===== Input for this task
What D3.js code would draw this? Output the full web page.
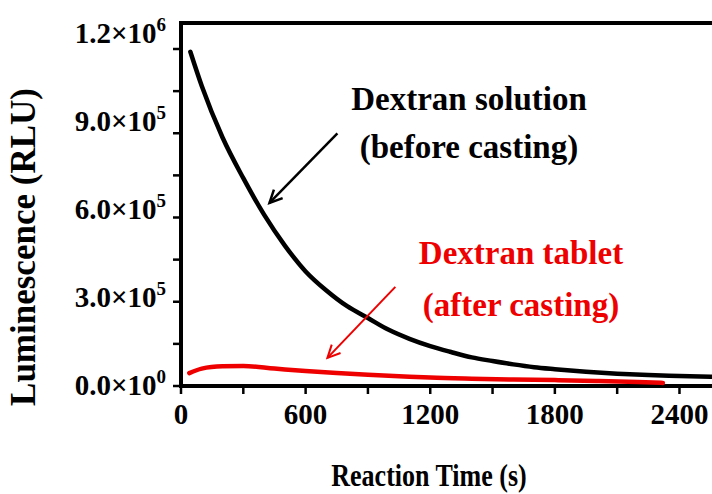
<!DOCTYPE html>
<html>
<head>
<meta charset="utf-8">
<script src="https://cdn.jsdelivr.net/npm/d3@7"></script>
<style>
  html, body { margin: 0; padding: 0; background: #fff; }
  svg { display: block; }
  text { font-family: "Liberation Serif", "Times New Roman", serif; font-weight: bold; }
</style>
</head>
<body>
<svg width="712" height="494"></svg>
<script>
// data (time in s, luminescence in RLU)
const solutionTime = [45, 100, 200, 300, 400, 500, 600, 700, 800, 900, 1000, 1100, 1200, 1300, 1400, 1500, 1600, 1700, 1800, 1950, 2100, 2250, 2400, 2550, 2700];
const solutionRLU = [1190e3, 1068e3, 885e3, 740e3, 610e3, 500e3, 408e3, 340e3, 284e3, 242e3, 200e3, 168e3, 142e3, 121e3, 102e3, 89e3, 77e3, 67e3, 60e3, 51e3, 44e3, 39e3, 36e3, 33e3, 31e3];

const tabletTime = [40, 100, 200, 300, 450, 600, 750, 900, 1050, 1200, 1400, 1600, 1800, 2000, 2200, 2320];
const tabletRLU = [46e3, 62e3, 70e3, 71e3, 62e3, 53e3, 46e3, 40e3, 35e3, 30e3, 26e3, 23e3, 21e3, 18e3, 14e3, 11e3];

const xTicks = [0, 300, 600, 900, 1200, 1500, 1800, 2100, 2400];
const xTickLabels = [0, 600, 1200, 1800, 2400];
const yTicks = [0, 1.5e5, 3e5, 4.5e5, 6e5, 7.5e5, 9e5, 1.05e6, 1.2e6];
const yTickLabels = [0, 3e5, 6e5, 9e5, 1.2e6];

const solutionLabel = ["Dextran solution", "(before casting)"];
const tabletLabel = ["Dextran tablet", "(after casting)"];

const svg = d3.select("svg");

const plotLeft = 181;
const plotTop = 23;
const plotBottom = 386;

const x = d3.scaleLinear().domain([0, 2650]).range([plotLeft, plotLeft + 2650 * 0.2077]);
const y = d3.scaleLinear().domain([0, 1.2926e6]).range([plotBottom, plotTop]);
// the original figure spaces its y labels a little wider than its ticks
const yLab = d3.scaleLinear().domain([0, 1.2e6]).range([385, 33]);

// frame: left axis, bottom axis, top line
svg.append("line")
  .attr("x1", plotLeft).attr("x2", plotLeft)
  .attr("y1", plotTop - 2).attr("y2", plotBottom + 2)
  .attr("stroke", "#000").attr("stroke-width", 4);
svg.append("line")
  .attr("x1", plotLeft - 2).attr("x2", 712)
  .attr("y1", plotBottom).attr("y2", plotBottom)
  .attr("stroke", "#000").attr("stroke-width", 4);
svg.append("line")
  .attr("x1", plotLeft - 2).attr("x2", 712)
  .attr("y1", plotTop).attr("y2", plotTop)
  .attr("stroke", "#000").attr("stroke-width", 4);

// y ticks
svg.selectAll(".ytick")
  .data(yTicks)
  .enter()
  .append("line")
  .attr("class", "ytick")
  .attr("x1", plotLeft - 8).attr("x2", plotLeft)
  .attr("y1", d => y(d)).attr("y2", d => y(d))
  .attr("stroke", "#000").attr("stroke-width", 2.5);

// x ticks
svg.selectAll(".xtick")
  .data(xTicks)
  .enter()
  .append("line")
  .attr("class", "xtick")
  .attr("x1", d => x(d)).attr("x2", d => x(d))
  .attr("y1", plotBottom).attr("y2", plotBottom + 8)
  .attr("stroke", "#000").attr("stroke-width", 2.5);

// y tick labels as mantissa x 10^exp
function sciParts(v) {
  if (v === 0) return ["0.0", "0"];
  const e = Math.floor(Math.log10(v));
  return [(v / Math.pow(10, e)).toFixed(1), String(e)];
}

const yLabels = svg.selectAll(".ylab")
  .data(yTickLabels)
  .enter()
  .append("text")
  .attr("class", "ylab")
  .attr("x", 166)
  .attr("y", d => yLab(d) + 10)
  .attr("text-anchor", "end")
  .style("font-size", "29px");
yLabels.append("tspan").text(d => sciParts(d)[0] + "\u00d710");
yLabels.append("tspan")
  .attr("dy", -12)
  .style("font-size", "19px")
  .text(d => sciParts(d)[1]);

// x tick labels
svg.selectAll(".xlab")
  .data(xTickLabels)
  .enter()
  .append("text")
  .attr("class", "xlab")
  .attr("x", d => x(d))
  .attr("y", 424)
  .attr("text-anchor", "middle")
  .style("font-size", "29px")
  .text(d => d);

// axis titles
svg.append("text")
  .attr("transform", "translate(429,486) scale(1,1.2)")
  .attr("text-anchor", "middle")
  .style("font-size", "26px")
  .text("Reaction Time (s)");

svg.append("text")
  .attr("transform", "translate(35,247) rotate(-90)")
  .attr("text-anchor", "middle")
  .style("font-size", "35px")
  .text("Luminescence (RLU)");

// curves
const line = d3.line()
  .x(d => x(d[0]))
  .y(d => y(d[1]))
  .curve(d3.curveMonotoneX);

const clip = svg.append("clipPath").attr("id", "plotclip");
clip.append("rect").attr("x", plotLeft).attr("y", plotTop).attr("width", 712 - plotLeft).attr("height", plotBottom - plotTop);

svg.append("path")
  .datum(d3.zip(solutionTime, solutionRLU))
  .attr("clip-path", "url(#plotclip)")
  .attr("fill", "none")
  .attr("stroke", "#000")
  .attr("stroke-width", 4.5)
  .attr("stroke-linecap", "round")
  .attr("d", line);

svg.append("path")
  .datum(d3.zip(tabletTime, tabletRLU))
  .attr("fill", "none")
  .attr("stroke", "#ee0000")
  .attr("stroke-width", 4.5)
  .attr("stroke-linecap", "round")
  .attr("d", line);

// arrows
function arrow(t0, v0, t1, v1, color, width) {
  const x0 = x(t0), y0 = y(v0), x1 = x(t1), y1 = y(v1);
  const ang = Math.atan2(y1 - y0, x1 - x0);
  const len = 14, spread = 0.45;
  svg.append("line")
    .attr("x1", x0).attr("y1", y0).attr("x2", x1).attr("y2", y1)
    .attr("stroke", color).attr("stroke-width", width);
  const head = [
    [x1 - len * Math.cos(ang - spread), y1 - len * Math.sin(ang - spread)],
    [x1, y1],
    [x1 - len * Math.cos(ang + spread), y1 - len * Math.sin(ang + spread)],
  ];
  svg.append("path")
    .attr("d", d3.line()(head))
    .attr("fill", "none")
    .attr("stroke", color)
    .attr("stroke-width", width)
    .attr("stroke-linejoin", "miter");
}

arrow(753, 9.0e5, 426, 6.52e5, "#000", 2.5);
arrow(1032, 3.53e5, 705, 1.0e5, "#ee0000", 2);

// annotation text
svg.selectAll(".soltext")
  .data(solutionLabel)
  .enter()
  .append("text")
  .attr("class", "soltext")
  .attr("x", 469)
  .attr("y", (d, i) => 110 + i * 48)
  .attr("text-anchor", "middle")
  .style("font-size", "33px")
  .attr("fill", "#000")
  .text(d => d);

svg.selectAll(".tabtext")
  .data(tabletLabel)
  .enter()
  .append("text")
  .attr("class", "tabtext")
  .attr("x", 521)
  .attr("y", (d, i) => 264 + i * 52)
  .attr("text-anchor", "middle")
  .style("font-size", "33px")
  .attr("fill", "#ee0000")
  .text(d => d);
</script>
</body>
</html>
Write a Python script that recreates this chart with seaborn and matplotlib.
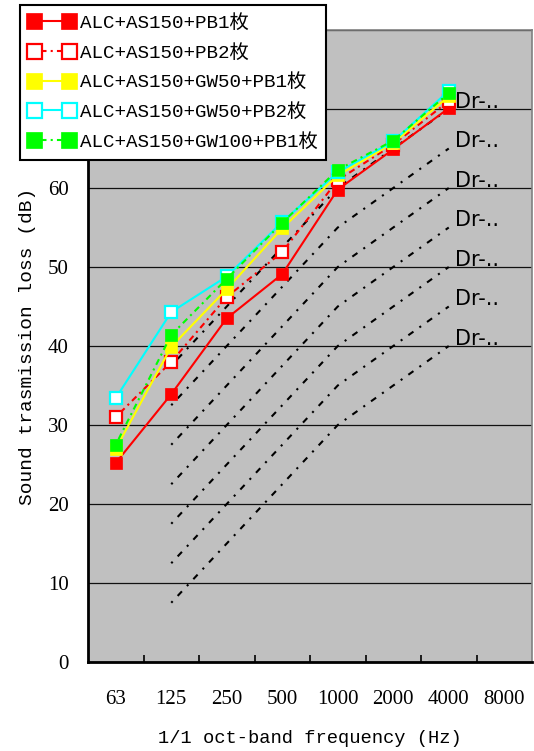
==========
Write out each line of the data exactly; the images should be left out.

What D3.js code would draw this? Output the full web page.
<!DOCTYPE html>
<html>
<head>
<meta charset="utf-8">
<script src="https://cdn.jsdelivr.net/npm/d3@7"></script>
<style>
  html, body { margin: 0; padding: 0; background: #fff; }
  svg { display: block; }
  text { font-family: "Liberation Serif", "Times New Roman", serif; font-weight: bold; }
</style>
</head>
<body>
<svg width="712" height="494"></svg>
<script>
// data (time in s, luminescence in RLU)
const solutionTime = [45, 100, 200, 300, 400, 500, 600, 700, 800, 900, 1000, 1100, 1200, 1300, 1400, 1500, 1600, 1700, 1800, 1950, 2100, 2250, 2400, 2550, 2700];
const solutionRLU = [1190e3, 1068e3, 885e3, 740e3, 610e3, 500e3, 408e3, 340e3, 284e3, 242e3, 200e3, 168e3, 142e3, 121e3, 102e3, 89e3, 77e3, 67e3, 60e3, 51e3, 44e3, 39e3, 36e3, 33e3, 31e3];

const tabletTime = [40, 100, 200, 300, 450, 600, 750, 900, 1050, 1200, 1400, 1600, 1800, 2000, 2200, 2320];
const tabletRLU = [46e3, 62e3, 70e3, 71e3, 62e3, 53e3, 46e3, 40e3, 35e3, 30e3, 26e3, 23e3, 21e3, 18e3, 14e3, 11e3];

const xTicks = [0, 300, 600, 900, 1200, 1500, 1800, 2100, 2400];
const xTickLabels = [0, 600, 1200, 1800, 2400];
const yTicks = [0, 1.5e5, 3e5, 4.5e5, 6e5, 7.5e5, 9e5, 1.05e6, 1.2e6];
const yTickLabels = [0, 3e5, 6e5, 9e5, 1.2e6];

const solutionLabel = ["Dextran solution", "(before casting)"];
const tabletLabel = ["Dextran tablet", "(after casting)"];

const svg = d3.select("svg");

const plotLeft = 181;
const plotTop = 23;
const plotBottom = 386;

const x = d3.scaleLinear().domain([0, 2650]).range([plotLeft, plotLeft + 2650 * 0.2077]);
const y = d3.scaleLinear().domain([0, 1.2926e6]).range([plotBottom, plotTop]);
// the original figure spaces its y labels a little wider than its ticks
const yLab = d3.scaleLinear().domain([0, 1.2e6]).range([385, 33]);

// frame: left axis, bottom axis, top line
svg.append("line")
  .attr("x1", plotLeft).attr("x2", plotLeft)
  .attr("y1", plotTop - 2).attr("y2", plotBottom + 2)
  .attr("stroke", "#000").attr("stroke-width", 4);
svg.append("line")
  .attr("x1", plotLeft - 2).attr("x2", 712)
  .attr("y1", plotBottom).attr("y2", plotBottom)
  .attr("stroke", "#000").attr("stroke-width", 4);
svg.append("line")
  .attr("x1", plotLeft - 2).attr("x2", 712)
  .attr("y1", plotTop).attr("y2", plotTop)
  .attr("stroke", "#000").attr("stroke-width", 4);

// y ticks
svg.selectAll(".ytick")
  .data(yTicks)
  .enter()
  .append("line")
  .attr("class", "ytick")
  .attr("x1", plotLeft - 8).attr("x2", plotLeft)
  .attr("y1", d => y(d)).attr("y2", d => y(d))
  .attr("stroke", "#000").attr("stroke-width", 2.5);

// x ticks
svg.selectAll(".xtick")
  .data(xTicks)
  .enter()
  .append("line")
  .attr("class", "xtick")
  .attr("x1", d => x(d)).attr("x2", d => x(d))
  .attr("y1", plotBottom).attr("y2", plotBottom + 8)
  .attr("stroke", "#000").attr("stroke-width", 2.5);

// y tick labels as mantissa x 10^exp
function sciParts(v) {
  if (v === 0) return ["0.0", "0"];
  const e = Math.floor(Math.log10(v));
  return [(v / Math.pow(10, e)).toFixed(1), String(e)];
}

const yLabels = svg.selectAll(".ylab")
  .data(yTickLabels)
  .enter()
  .append("text")
  .attr("class", "ylab")
  .attr("x", 166)
  .attr("y", d => yLab(d) + 10)
  .attr("text-anchor", "end")
  .style("font-size", "29px");
yLabels.append("tspan").text(d => sciParts(d)[0] + "\u00d710");
yLabels.append("tspan")
  .attr("dy", -12)
  .style("font-size", "19px")
  .text(d => sciParts(d)[1]);

// x tick labels
svg.selectAll(".xlab")
  .data(xTickLabels)
  .enter()
  .append("text")
  .attr("class", "xlab")
  .attr("x", d => x(d))
  .attr("y", 424)
  .attr("text-anchor", "middle")
  .style("font-size", "29px")
  .text(d => d);

// axis titles
svg.append("text")
  .attr("transform", "translate(429,486) scale(1,1.2)")
  .attr("text-anchor", "middle")
  .style("font-size", "26px")
  .text("Reaction Time (s)");

svg.append("text")
  .attr("transform", "translate(35,247) rotate(-90)")
  .attr("text-anchor", "middle")
  .style("font-size", "35px")
  .text("Luminescence (RLU)");

// curves
const line = d3.line()
  .x(d => x(d[0]))
  .y(d => y(d[1]))
  .curve(d3.curveMonotoneX);

const clip = svg.append("clipPath").attr("id", "plotclip");
clip.append("rect").attr("x", plotLeft).attr("y", plotTop).attr("width", 712 - plotLeft).attr("height", plotBottom - plotTop);

svg.append("path")
  .datum(d3.zip(solutionTime, solutionRLU))
  .attr("clip-path", "url(#plotclip)")
  .attr("fill", "none")
  .attr("stroke", "#000")
  .attr("stroke-width", 4.5)
  .attr("stroke-linecap", "round")
  .attr("d", line);

svg.append("path")
  .datum(d3.zip(tabletTime, tabletRLU))
  .attr("fill", "none")
  .attr("stroke", "#ee0000")
  .attr("stroke-width", 4.5)
  .attr("stroke-linecap", "round")
  .attr("d", line);

// arrows
function arrow(t0, v0, t1, v1, color, width) {
  const x0 = x(t0), y0 = y(v0), x1 = x(t1), y1 = y(v1);
  const ang = Math.atan2(y1 - y0, x1 - x0);
  const len = 14, spread = 0.45;
  svg.append("line")
    .attr("x1", x0).attr("y1", y0).attr("x2", x1).attr("y2", y1)
    .attr("stroke", color).attr("stroke-width", width);
  const head = [
    [x1 - len * Math.cos(ang - spread), y1 - len * Math.sin(ang - spread)],
    [x1, y1],
    [x1 - len * Math.cos(ang + spread), y1 - len * Math.sin(ang + spread)],
  ];
  svg.append("path")
    .attr("d", d3.line()(head))
    .attr("fill", "none")
    .attr("stroke", color)
    .attr("stroke-width", width)
    .attr("stroke-linejoin", "miter");
}

arrow(753, 9.0e5, 426, 6.52e5, "#000", 2.5);
arrow(1032, 3.53e5, 705, 1.0e5, "#ee0000", 2);

// annotation text
svg.selectAll(".soltext")
  .data(solutionLabel)
  .enter()
  .append("text")
  .attr("class", "soltext")
  .attr("x", 469)
  .attr("y", (d, i) => 110 + i * 48)
  .attr("text-anchor", "middle")
  .style("font-size", "33px")
  .attr("fill", "#000")
  .text(d => d);

svg.selectAll(".tabtext")
  .data(tabletLabel)
  .enter()
  .append("text")
  .attr("class", "tabtext")
  .attr("x", 521)
  .attr("y", (d, i) => 264 + i * 52)
  .attr("text-anchor", "middle")
  .style("font-size", "33px")
  .attr("fill", "#ee0000")
  .text(d => d);
</script>
</body>
</html>
Write a Python script that recreates this chart with seaborn and matplotlib.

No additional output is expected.